Provided material:
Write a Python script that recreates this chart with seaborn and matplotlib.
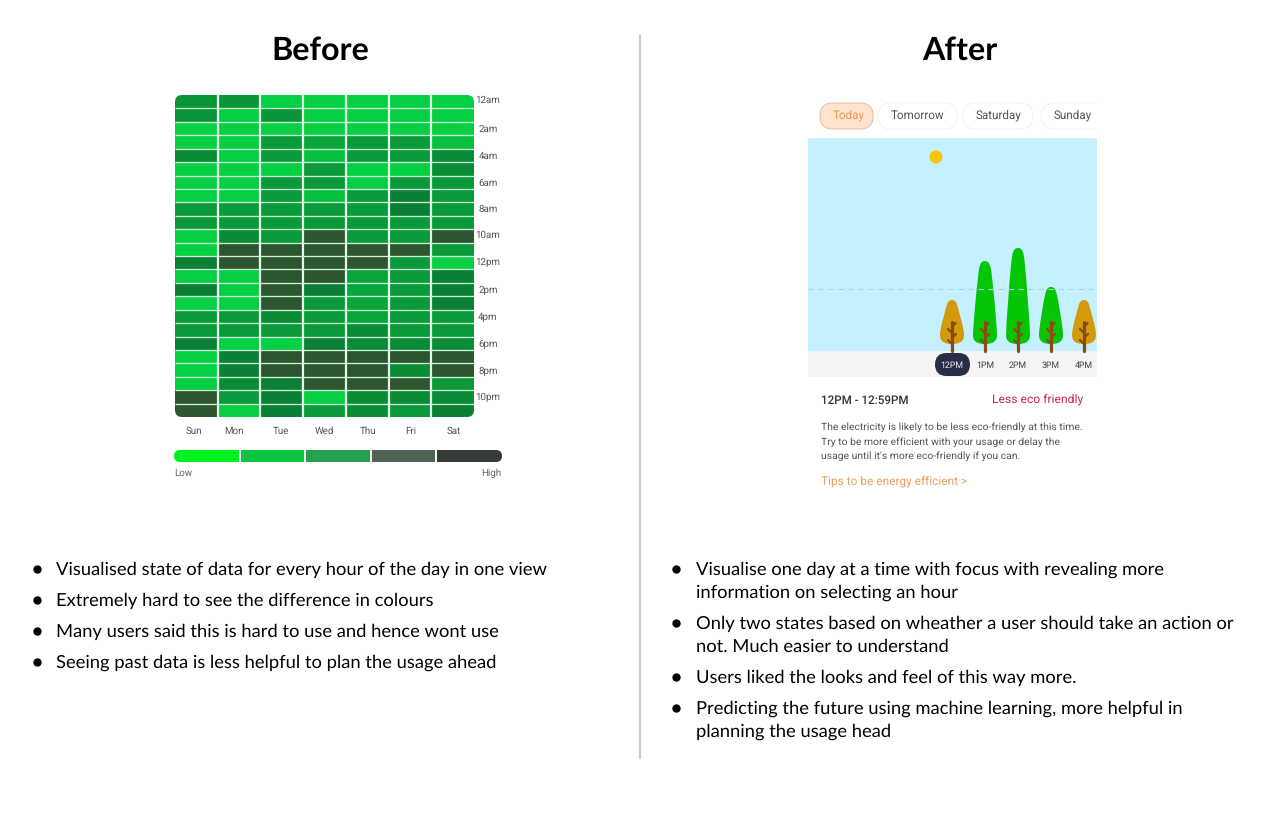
import matplotlib as mpl
mpl.use('Agg')
import matplotlib.pyplot as plt
import matplotlib.patches as patches
from matplotlib.colors import LinearSegmentedColormap, ListedColormap
from matplotlib.path import Path
import numpy as np
import pandas as pd
import seaborn as sns

sns.set_style("white")
plt.rcParams['font.family'] = ['Lato', 'DejaVu Sans']
plt.rcParams['text.hinting'] = 'none'

days = ['Sun', 'Mon', 'Tue', 'Wed', 'Thu', 'Fri', 'Sat']
sun = [3.2, 3.2, 1, 1, 3.5, 1, 1, 1, 3, 3, 1, 1, 4, 1, 4, 1, 3, 3, 4, 1, 1, 1, 5, 5]
mon = [3.2, 1, 1, 1, 1, 1, 1, 1, 3, 3, 3.5, 5, 5, 1, 1, 1, 3, 3, 1, 4, 4, 3.5, 3, 1]
tue = [1, 3.2, 1, 3, 3, 1, 3, 3, 3, 3, 3, 5, 5, 5, 5, 5, 3.5, 3, 1, 5, 5, 4, 4, 4]
wed = [1, 1, 1, 2.5, 1.5, 3, 3, 1.5, 3, 3, 5, 5, 5, 5, 4, 3, 3, 3, 4, 5, 5, 5, 1, 3]
thu = [1, 1, 1, 3, 3, 1, 1, 3, 3, 3, 3, 5, 5, 2.5, 2.5, 2.5, 2.5, 3.5, 3.5, 5, 5, 5, 3.5, 3.5]
fri = [1, 1, 1, 3, 3, 1, 3, 4, 4, 3, 3, 5, 3, 3, 3, 3, 3, 3, 3.5, 5, 3.5, 5, 3.5, 3]
sat = [1, 1, 1, 1.5, 3.5, 3.5, 3, 3, 3, 3, 5, 3, 1, 4, 4, 4, 3, 3, 3.5, 5, 5, 3, 3.5, 4]

hour_labels = ['12am', '2am', '4am', '6am', '8am', '10am', '12pm', '2pm', '4pm', '6pm', '8pm', '10pm']
legend_colors = ['#00f020', '#0bc540', '#26a04c', '#4f6455', '#353a36']

tabs = ['Today', 'Tomorrow', 'Saturday', 'Sunday']
tree_hours = ['12PM', '1PM', '2PM', '3PM', '4PM']
tree_tops = [51, 90, 103, 64, 51]
tree_eco = [False, True, True, True, False]

before_notes = [
    'Visualised state of data for every hour of the day in one view',
    'Extremely hard to see the difference in colours',
    'Many users said this is hard to use and hence wont use',
    'Seeing past data is less helpful to plan the usage ahead',
]
after_notes = [
    ['Visualise one day at a time with focus with revealing more', 'information on selecting an hour'],
    ['Only two states based on wheather a user should take an action or', 'not. Much easier to understand'],
    ['Users liked the looks and feel of this way more.'],
    ['Predicting the future using machine learning, more helpful in', 'planning the usage head'],
]
detail_lines = [
    'The electricity is likely to be less eco-friendly at this time.',
    'Try to be more efficient with your usage or delay the',
    "usage until it's more eco-friendly if you can.",
]

W, H = 1280, 815
fig = plt.figure(figsize=(W / 100, H / 100), dpi=100, facecolor='w')


def AddPixelAxes(x0, y0, x1, y1):
    return fig.add_axes([x0 / W, 1 - y1 / H, (x1 - x0) / W, (y1 - y0) / H])


def RoundClip(ax, mesh, pad):
    box = patches.FancyBboxPatch((0, 0), 1, 1, boxstyle='round,pad=0,rounding_size={}'.format(pad),
                                 mutation_aspect=ax.bbox.width / ax.bbox.height,
                                 transform=ax.transAxes, fc='none', ec='none')
    ax.add_patch(box)
    mesh.set_clip_path(box)


# heatmap, grid lines drawn apart because rows and columns use different gaps
df = pd.DataFrame(dict(zip(days, [sun, mon, tue, wed, thu, fri, sat])))
cmap = LinearSegmentedColormap.from_list('eco', [(0, '#05cf42'), (0.25, '#08b23d'), (0.5, '#0a9a3a'),
                                                 (0.75, '#0a7f35'), (1, '#2c5530')])
axHeat = AddPixelAxes(175, 95, 474, 417)
sns.heatmap(df, ax=axHeat, cmap=cmap, vmin=1, vmax=5, cbar=False, linewidths=0,
            xticklabels=False, yticklabels=False)
axHeat.hlines(np.arange(1, len(sun)), 0, len(days), color='#c9f5d6', lw=0.95)
axHeat.vlines(np.arange(1, len(days)), 0, len(sun), color='#e6fbec', lw=1.6)
RoundClip(axHeat, axHeat.collections[0], 0.025)

# legend strip
axLegend = AddPixelAxes(174, 450, 502, 462)
sns.heatmap(np.arange(5).reshape(1, 5), ax=axLegend, cmap=ListedColormap(legend_colors), cbar=False,
            linewidths=0, xticklabels=False, yticklabels=False)
axLegend.vlines(np.arange(1, 5), 0, 1, color='w', lw=1.4)
RoundClip(axLegend, axLegend.collections[0], 0.018)

# everything else sits on an overlay in pixel coordinates
ax = fig.add_axes([0, 0, 1, 1], zorder=3)
ax.set_xlim(0, W)
ax.set_ylim(H, 0)
ax.axis('off')
ax.patch.set_alpha(0)

ax.text(320, 51, 'Before', ha='center', va='center', fontsize=23.2, fontweight='bold', color='k')
ax.text(960, 51, 'After', ha='center', va='center', fontsize=23.2, fontweight='bold', color='k')
ax.plot([640, 640], [35, 758], color='#c9c9c9', lw=1.6)

for lab, y in zip(hour_labels, [100, 129, 156, 183, 209, 235, 262, 290, 317, 344, 371, 397]):
    ax.text(488, y, lab, ha='center', va='center', fontsize=7, color='#555555', family='Roboto')
for lab, x in zip(days, [194, 234, 281, 324, 368, 411, 454]):
    ax.text(x, 431, lab, ha='center', va='center', fontsize=7, color='#555555', family='Roboto')
ax.text(174, 473, 'Low', ha='left', va='center', fontsize=7, color='#666666', family='Roboto')
ax.text(501, 473, 'High', ha='right', va='center', fontsize=7, color='#666666', family='Roboto')

# bullets
for note, y in zip(before_notes, [569, 600, 631, 662]):
    ax.text(56, y + 5.5, note, ha='left', va='baseline', fontsize=13.25, color='k')
    ax.plot(37, y, 'o', ms=5, color='k')
y = 569
for note in after_notes:
    ax.plot(676, y, 'o', ms=5, color='k')
    for line in note:
        ax.text(696, y + 5.5, line, ha='left', va='baseline', fontsize=13.25, color='k')
        y += 23
    y += 8

# app mock
ax.add_patch(patches.Rectangle((808, 138), 289, 213, fc='#c5f0ff', ec='none'))
ax.add_patch(patches.Rectangle((808, 351), 289, 26, fc='#f4f4f4', ec='none'))
ax.add_patch(patches.Ellipse((936, 157), 13, 13, fc='#fcc30b', ec='none'))
ax.plot([808, 1097], [289, 289], color='#b4cfdb', lw=0.8, ls=(0, (5, 4)))

tab_x = [(820, 873), (878, 957), (963, 1033), (1041, 1110)]
tab_clip = patches.Rectangle((800, 95), 297, 40, transform=ax.transData)
for i, (lab, (x0, x1)) in enumerate(zip(tabs, tab_x)):
    today = i == 0
    pill = patches.FancyBboxPatch((x0, 103), x1 - x0, 26, boxstyle='round,pad=0,rounding_size=13',
                                  fc='#fde3d0' if today else 'w', ec='#efba94' if today else '#f2f2f2', lw=0.7)
    ax.add_patch(pill)
    pill.set_clip_path(tab_clip)
    cx = 849 if today else (x0 + x1) / 2
    if i == 3:
        cx = 1073
    ax.text(cx, 115.5, lab, ha='center', va='center', fontsize=8.4, family='Roboto',
            color='#ea9a55' if today else '#555555')


def DrawTree(cx, height, eco):
    base = 351
    top = base - height
    bot = base - 7
    w, t = 12, 5.5
    verts = [(cx, bot), (cx - w * 0.7, bot), (cx - w, bot - 3), (cx - w, bot - 9),
             (cx - w, bot - 16), (cx - t - 2, top + 14), (cx - t, top + 6),
             (cx - t + 1, top + 2), (cx - 3, top), (cx, top),
             (cx + 3, top), (cx + t - 1, top + 2), (cx + t, top + 6),
             (cx + t + 2, top + 14), (cx + w, bot - 16), (cx + w, bot - 9),
             (cx + w, bot - 3), (cx + w * 0.7, bot), (cx, bot)]
    codes = [Path.MOVETO] + [Path.CURVE4] * 18
    ax.add_patch(patches.PathPatch(Path(verts, codes), fc='#06c406' if eco else '#d39a0b', ec='none'))
    trunk = '#8a4a10'
    ax.plot([cx, cx], [base, base - 29], color=trunk, lw=2.3, solid_capstyle='round')
    for dy, dx in [(-7, -4), (-13, 4), (-18, -4), (-24, 3.5)]:
        ax.plot([cx, cx + dx], [base + dy, base + dy - 4], color=trunk, lw=1.6, solid_capstyle='round')


for i, (lab, h, eco) in enumerate(zip(tree_hours, tree_tops, tree_eco)):
    cx = 952 + 33 * i
    DrawTree(cx, h, eco)
    if i == 0:
        ax.add_patch(patches.FancyBboxPatch((935, 353), 35, 23, boxstyle='round,pad=0,rounding_size=11.5',
                                            fc='#2a2d4a', ec='none'))
    ax.text(cx, 364.5, lab, ha='center', va='center_baseline', fontsize=6.3, family='Roboto',
            color='#e8e8ee' if i == 0 else '#444444')

ax.text(821, 400.5, '12PM - 12:59PM', ha='left', va='center', fontsize=8.35, family='Roboto',
        fontweight='medium', color='#333333')
ax.text(1083, 399, 'Less eco friendly', ha='right', va='center', fontsize=8.7, family='Roboto', color='#cc2a48')
for line, y in zip(detail_lines, [427.5, 442, 456.5]):
    ax.text(821, y, line, ha='left', va='center', fontsize=7.45, family='Roboto', color='#555555')
ax.text(821, 481.5, 'Tips to be energy efficient >', ha='left', va='center', fontsize=8.6,
        family='Roboto', color='#e9a25f')

plt.savefig('out.png', dpi=100)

What you will do: Restate each line from the start of the listing through the line bearing "tree_eco = [False, True, True, True, False]" word for word. Drop the pictures.

Answer to the exercise:
Write a Python script that recreates this chart with seaborn and matplotlib.
import matplotlib as mpl
mpl.use('Agg')
import matplotlib.pyplot as plt
import matplotlib.patches as patches
from matplotlib.colors import LinearSegmentedColormap, ListedColormap
from matplotlib.path import Path
import numpy as np
import pandas as pd
import seaborn as sns

sns.set_style("white")
plt.rcParams['font.family'] = ['Lato', 'DejaVu Sans']
plt.rcParams['text.hinting'] = 'none'

days = ['Sun', 'Mon', 'Tue', 'Wed', 'Thu', 'Fri', 'Sat']
sun = [3.2, 3.2, 1, 1, 3.5, 1, 1, 1, 3, 3, 1, 1, 4, 1, 4, 1, 3, 3, 4, 1, 1, 1, 5, 5]
mon = [3.2, 1, 1, 1, 1, 1, 1, 1, 3, 3, 3.5, 5, 5, 1, 1, 1, 3, 3, 1, 4, 4, 3.5, 3, 1]
tue = [1, 3.2, 1, 3, 3, 1, 3, 3, 3, 3, 3, 5, 5, 5, 5, 5, 3.5, 3, 1, 5, 5, 4, 4, 4]
wed = [1, 1, 1, 2.5, 1.5, 3, 3, 1.5, 3, 3, 5, 5, 5, 5, 4, 3, 3, 3, 4, 5, 5, 5, 1, 3]
thu = [1, 1, 1, 3, 3, 1, 1, 3, 3, 3, 3, 5, 5, 2.5, 2.5, 2.5, 2.5, 3.5, 3.5, 5, 5, 5, 3.5, 3.5]
fri = [1, 1, 1, 3, 3, 1, 3, 4, 4, 3, 3, 5, 3, 3, 3, 3, 3, 3, 3.5, 5, 3.5, 5, 3.5, 3]
sat = [1, 1, 1, 1.5, 3.5, 3.5, 3, 3, 3, 3, 5, 3, 1, 4, 4, 4, 3, 3, 3.5, 5, 5, 3, 3.5, 4]

hour_labels = ['12am', '2am', '4am', '6am', '8am', '10am', '12pm', '2pm', '4pm', '6pm', '8pm', '10pm']
legend_colors = ['#00f020', '#0bc540', '#26a04c', '#4f6455', '#353a36']

tabs = ['Today', 'Tomorrow', 'Saturday', 'Sunday']
tree_hours = ['12PM', '1PM', '2PM', '3PM', '4PM']
tree_tops = [51, 90, 103, 64, 51]
tree_eco = [False, True, True, True, False]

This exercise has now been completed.